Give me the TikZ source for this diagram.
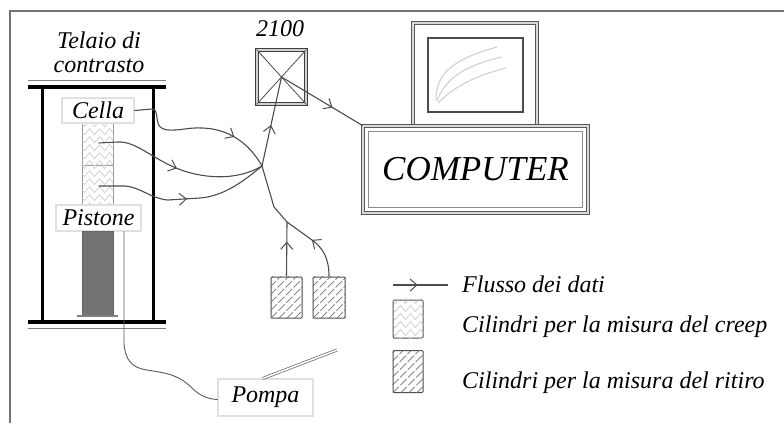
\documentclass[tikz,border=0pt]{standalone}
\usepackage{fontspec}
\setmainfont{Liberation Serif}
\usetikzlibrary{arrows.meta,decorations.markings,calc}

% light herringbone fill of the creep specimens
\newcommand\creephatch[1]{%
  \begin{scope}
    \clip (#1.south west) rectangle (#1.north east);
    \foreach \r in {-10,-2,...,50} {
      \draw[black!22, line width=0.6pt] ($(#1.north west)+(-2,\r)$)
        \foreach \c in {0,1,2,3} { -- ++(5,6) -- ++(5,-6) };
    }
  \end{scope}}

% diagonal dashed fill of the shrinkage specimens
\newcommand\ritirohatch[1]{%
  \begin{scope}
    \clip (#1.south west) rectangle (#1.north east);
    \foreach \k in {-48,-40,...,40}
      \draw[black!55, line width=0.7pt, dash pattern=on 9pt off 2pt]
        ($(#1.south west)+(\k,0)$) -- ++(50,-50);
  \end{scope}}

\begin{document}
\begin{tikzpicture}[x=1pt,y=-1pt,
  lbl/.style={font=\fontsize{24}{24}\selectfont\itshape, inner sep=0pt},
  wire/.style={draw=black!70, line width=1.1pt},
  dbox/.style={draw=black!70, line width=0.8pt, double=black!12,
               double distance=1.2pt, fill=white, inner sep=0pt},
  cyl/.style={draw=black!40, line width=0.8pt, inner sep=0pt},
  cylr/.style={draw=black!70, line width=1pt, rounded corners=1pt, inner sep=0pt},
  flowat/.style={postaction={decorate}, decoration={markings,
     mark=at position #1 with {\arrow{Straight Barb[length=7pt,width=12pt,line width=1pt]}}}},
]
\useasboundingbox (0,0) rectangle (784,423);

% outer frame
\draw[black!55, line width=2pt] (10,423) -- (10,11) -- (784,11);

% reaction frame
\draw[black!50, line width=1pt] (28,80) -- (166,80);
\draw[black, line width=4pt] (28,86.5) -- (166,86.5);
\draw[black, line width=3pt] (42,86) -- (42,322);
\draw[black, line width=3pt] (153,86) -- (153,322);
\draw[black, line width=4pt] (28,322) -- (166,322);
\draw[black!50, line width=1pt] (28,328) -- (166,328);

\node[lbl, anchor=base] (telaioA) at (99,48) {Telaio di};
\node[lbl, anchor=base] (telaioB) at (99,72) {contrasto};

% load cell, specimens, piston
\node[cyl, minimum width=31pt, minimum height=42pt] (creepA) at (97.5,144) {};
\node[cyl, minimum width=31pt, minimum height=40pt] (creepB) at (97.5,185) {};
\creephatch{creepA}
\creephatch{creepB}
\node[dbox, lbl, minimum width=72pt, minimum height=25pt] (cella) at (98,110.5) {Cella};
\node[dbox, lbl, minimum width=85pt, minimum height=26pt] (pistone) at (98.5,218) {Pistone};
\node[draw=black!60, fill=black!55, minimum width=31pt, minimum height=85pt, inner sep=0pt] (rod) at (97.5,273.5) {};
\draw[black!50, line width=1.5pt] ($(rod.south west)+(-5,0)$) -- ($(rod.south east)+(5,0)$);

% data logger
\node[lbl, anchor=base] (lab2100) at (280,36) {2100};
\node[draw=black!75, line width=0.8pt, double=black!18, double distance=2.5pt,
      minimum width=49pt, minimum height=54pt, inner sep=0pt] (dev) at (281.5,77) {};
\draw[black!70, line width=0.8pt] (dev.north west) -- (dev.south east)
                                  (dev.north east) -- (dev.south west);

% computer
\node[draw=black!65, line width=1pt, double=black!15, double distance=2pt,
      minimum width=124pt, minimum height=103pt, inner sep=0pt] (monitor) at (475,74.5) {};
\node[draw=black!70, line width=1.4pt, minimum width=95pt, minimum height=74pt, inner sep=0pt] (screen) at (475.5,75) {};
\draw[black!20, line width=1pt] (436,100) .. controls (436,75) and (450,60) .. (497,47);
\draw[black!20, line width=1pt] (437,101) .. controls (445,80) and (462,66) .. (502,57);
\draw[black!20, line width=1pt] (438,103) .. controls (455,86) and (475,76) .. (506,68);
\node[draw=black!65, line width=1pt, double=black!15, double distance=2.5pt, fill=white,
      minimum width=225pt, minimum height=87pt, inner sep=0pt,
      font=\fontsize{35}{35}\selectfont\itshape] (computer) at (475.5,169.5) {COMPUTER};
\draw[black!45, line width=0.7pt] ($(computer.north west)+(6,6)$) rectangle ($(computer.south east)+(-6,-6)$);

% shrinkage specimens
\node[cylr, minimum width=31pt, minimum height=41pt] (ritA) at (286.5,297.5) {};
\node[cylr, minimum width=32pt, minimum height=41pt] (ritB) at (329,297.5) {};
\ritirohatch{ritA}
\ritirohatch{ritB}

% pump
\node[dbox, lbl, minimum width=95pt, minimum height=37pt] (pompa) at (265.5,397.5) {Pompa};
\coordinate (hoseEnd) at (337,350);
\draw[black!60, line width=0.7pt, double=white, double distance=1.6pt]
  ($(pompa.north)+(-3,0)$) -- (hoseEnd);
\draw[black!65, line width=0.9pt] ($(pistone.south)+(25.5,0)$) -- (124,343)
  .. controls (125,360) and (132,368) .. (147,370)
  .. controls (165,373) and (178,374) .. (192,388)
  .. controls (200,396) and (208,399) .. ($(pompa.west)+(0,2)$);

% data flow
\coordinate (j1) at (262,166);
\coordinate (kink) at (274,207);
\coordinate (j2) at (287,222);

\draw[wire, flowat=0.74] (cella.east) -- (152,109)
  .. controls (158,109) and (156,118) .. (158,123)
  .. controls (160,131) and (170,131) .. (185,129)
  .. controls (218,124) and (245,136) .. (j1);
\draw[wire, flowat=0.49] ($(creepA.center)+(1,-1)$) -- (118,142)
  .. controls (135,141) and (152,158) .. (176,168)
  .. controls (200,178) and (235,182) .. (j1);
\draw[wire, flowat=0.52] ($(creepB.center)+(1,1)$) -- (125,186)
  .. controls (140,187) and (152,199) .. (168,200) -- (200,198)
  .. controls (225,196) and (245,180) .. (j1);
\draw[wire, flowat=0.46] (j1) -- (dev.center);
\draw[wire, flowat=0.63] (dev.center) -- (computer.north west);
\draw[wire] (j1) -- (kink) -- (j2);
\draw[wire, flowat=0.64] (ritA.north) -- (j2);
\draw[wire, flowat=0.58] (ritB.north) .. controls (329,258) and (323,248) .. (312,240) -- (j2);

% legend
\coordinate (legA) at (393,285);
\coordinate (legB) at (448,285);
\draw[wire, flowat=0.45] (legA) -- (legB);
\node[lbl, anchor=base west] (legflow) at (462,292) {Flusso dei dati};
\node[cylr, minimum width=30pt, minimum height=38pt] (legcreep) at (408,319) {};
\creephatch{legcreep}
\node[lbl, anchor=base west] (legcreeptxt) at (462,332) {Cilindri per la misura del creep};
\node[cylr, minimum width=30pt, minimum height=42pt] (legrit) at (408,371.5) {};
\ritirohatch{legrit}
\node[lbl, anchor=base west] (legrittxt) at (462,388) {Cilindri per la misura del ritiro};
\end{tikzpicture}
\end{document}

----

__OBJECTIVE__.
Leave every image out, and retype the material exactly.

__WRITTEN SOLUTION__.
Give me the TikZ source for this diagram.
\documentclass[tikz,border=0pt]{standalone}
\usepackage{fontspec}
\setmainfont{Liberation Serif}
\usetikzlibrary{arrows.meta,decorations.markings,calc}

% light herringbone fill of the creep specimens
\newcommand\creephatch[1]{%
  \begin{scope}
    \clip (#1.south west) rectangle (#1.north east);
    \foreach \r in {-10,-2,...,50} {
      \draw[black!22, line width=0.6pt] ($(#1.north west)+(-2,\r)$)
        \foreach \c in {0,1,2,3} { -- ++(5,6) -- ++(5,-6) };
    }
  \end{scope}}

% diagonal dashed fill of the shrinkage specimens
\newcommand\ritirohatch[1]{%
  \begin{scope}
    \clip (#1.south west) rectangle (#1.north east);
    \foreach \k in {-48,-40,...,40}
      \draw[black!55, line width=0.7pt, dash pattern=on 9pt off 2pt]
        ($(#1.south west)+(\k,0)$) -- ++(50,-50);
  \end{scope}}

\begin{document}
\begin{tikzpicture}[x=1pt,y=-1pt,
  lbl/.style={font=\fontsize{24}{24}\selectfont\itshape, inner sep=0pt},
  wire/.style={draw=black!70, line width=1.1pt},
  dbox/.style={draw=black!70, line width=0.8pt, double=black!12,
               double distance=1.2pt, fill=white, inner sep=0pt},
  cyl/.style={draw=black!40, line width=0.8pt, inner sep=0pt},
  cylr/.style={draw=black!70, line width=1pt, rounded corners=1pt, inner sep=0pt},
  flowat/.style={postaction={decorate}, decoration={markings,
     mark=at position #1 with {\arrow{Straight Barb[length=7pt,width=12pt,line width=1pt]}}}},
]
\useasboundingbox (0,0) rectangle (784,423);

% outer frame
\draw[black!55, line width=2pt] (10,423) -- (10,11) -- (784,11);

% reaction frame
\draw[black!50, line width=1pt] (28,80) -- (166,80);
\draw[black, line width=4pt] (28,86.5) -- (166,86.5);
\draw[black, line width=3pt] (42,86) -- (42,322);
\draw[black, line width=3pt] (153,86) -- (153,322);
\draw[black, line width=4pt] (28,322) -- (166,322);
\draw[black!50, line width=1pt] (28,328) -- (166,328);

\node[lbl, anchor=base] (telaioA) at (99,48) {Telaio di};
\node[lbl, anchor=base] (telaioB) at (99,72) {contrasto};

% load cell, specimens, piston
\node[cyl, minimum width=31pt, minimum height=42pt] (creepA) at (97.5,144) {};
\node[cyl, minimum width=31pt, minimum height=40pt] (creepB) at (97.5,185) {};
\creephatch{creepA}
\creephatch{creepB}
\node[dbox, lbl, minimum width=72pt, minimum height=25pt] (cella) at (98,110.5) {Cella};
\node[dbox, lbl, minimum width=85pt, minimum height=26pt] (pistone) at (98.5,218) {Pistone};
\node[draw=black!60, fill=black!55, minimum width=31pt, minimum height=85pt, inner sep=0pt] (rod) at (97.5,273.5) {};
\draw[black!50, line width=1.5pt] ($(rod.south west)+(-5,0)$) -- ($(rod.south east)+(5,0)$);

% data logger
\node[lbl, anchor=base] (lab2100) at (280,36) {2100};
\node[draw=black!75, line width=0.8pt, double=black!18, double distance=2.5pt,
      minimum width=49pt, minimum height=54pt, inner sep=0pt] (dev) at (281.5,77) {};
\draw[black!70, line width=0.8pt] (dev.north west) -- (dev.south east)
                                  (dev.north east) -- (dev.south west);

% computer
\node[draw=black!65, line width=1pt, double=black!15, double distance=2pt,
      minimum width=124pt, minimum height=103pt, inner sep=0pt] (monitor) at (475,74.5) {};
\node[draw=black!70, line width=1.4pt, minimum width=95pt, minimum height=74pt, inner sep=0pt] (screen) at (475.5,75) {};
\draw[black!20, line width=1pt] (436,100) .. controls (436,75) and (450,60) .. (497,47);
\draw[black!20, line width=1pt] (437,101) .. controls (445,80) and (462,66) .. (502,57);
\draw[black!20, line width=1pt] (438,103) .. controls (455,86) and (475,76) .. (506,68);
\node[draw=black!65, line width=1pt, double=black!15, double distance=2.5pt, fill=white,
      minimum width=225pt, minimum height=87pt, inner sep=0pt,
      font=\fontsize{35}{35}\selectfont\itshape] (computer) at (475.5,169.5) {COMPUTER};
\draw[black!45, line width=0.7pt] ($(computer.north west)+(6,6)$) rectangle ($(computer.south east)+(-6,-6)$);

% shrinkage specimens
\node[cylr, minimum width=31pt, minimum height=41pt] (ritA) at (286.5,297.5) {};
\node[cylr, minimum width=32pt, minimum height=41pt] (ritB) at (329,297.5) {};
\ritirohatch{ritA}
\ritirohatch{ritB}

% pump
\node[dbox, lbl, minimum width=95pt, minimum height=37pt] (pompa) at (265.5,397.5) {Pompa};
\coordinate (hoseEnd) at (337,350);
\draw[black!60, line width=0.7pt, double=white, double distance=1.6pt]
  ($(pompa.north)+(-3,0)$) -- (hoseEnd);
\draw[black!65, line width=0.9pt] ($(pistone.south)+(25.5,0)$) -- (124,343)
  .. controls (125,360) and (132,368) .. (147,370)
  .. controls (165,373) and (178,374) .. (192,388)
  .. controls (200,396) and (208,399) .. ($(pompa.west)+(0,2)$);

% data flow
\coordinate (j1) at (262,166);
\coordinate (kink) at (274,207);
\coordinate (j2) at (287,222);

\draw[wire, flowat=0.74] (cella.east) -- (152,109)
  .. controls (158,109) and (156,118) .. (158,123)
  .. controls (160,131) and (170,131) .. (185,129)
  .. controls (218,124) and (245,136) .. (j1);
\draw[wire, flowat=0.49] ($(creepA.center)+(1,-1)$) -- (118,142)
  .. controls (135,141) and (152,158) .. (176,168)
  .. controls (200,178) and (235,182) .. (j1);
\draw[wire, flowat=0.52] ($(creepB.center)+(1,1)$) -- (125,186)
  .. controls (140,187) and (152,199) .. (168,200) -- (200,198)
  .. controls (225,196) and (245,180) .. (j1);
\draw[wire, flowat=0.46] (j1) -- (dev.center);
\draw[wire, flowat=0.63] (dev.center) -- (computer.north west);
\draw[wire] (j1) -- (kink) -- (j2);
\draw[wire, flowat=0.64] (ritA.north) -- (j2);
\draw[wire, flowat=0.58] (ritB.north) .. controls (329,258) and (323,248) .. (312,240) -- (j2);

% legend
\coordinate (legA) at (393,285);
\coordinate (legB) at (448,285);
\draw[wire, flowat=0.45] (legA) -- (legB);
\node[lbl, anchor=base west] (legflow) at (462,292) {Flusso dei dati};
\node[cylr, minimum width=30pt, minimum height=38pt] (legcreep) at (408,319) {};
\creephatch{legcreep}
\node[lbl, anchor=base west] (legcreeptxt) at (462,332) {Cilindri per la misura del creep};
\node[cylr, minimum width=30pt, minimum height=42pt] (legrit) at (408,371.5) {};
\ritirohatch{legrit}
\node[lbl, anchor=base west] (legrittxt) at (462,388) {Cilindri per la misura del ritiro};
\end{tikzpicture}
\end{document}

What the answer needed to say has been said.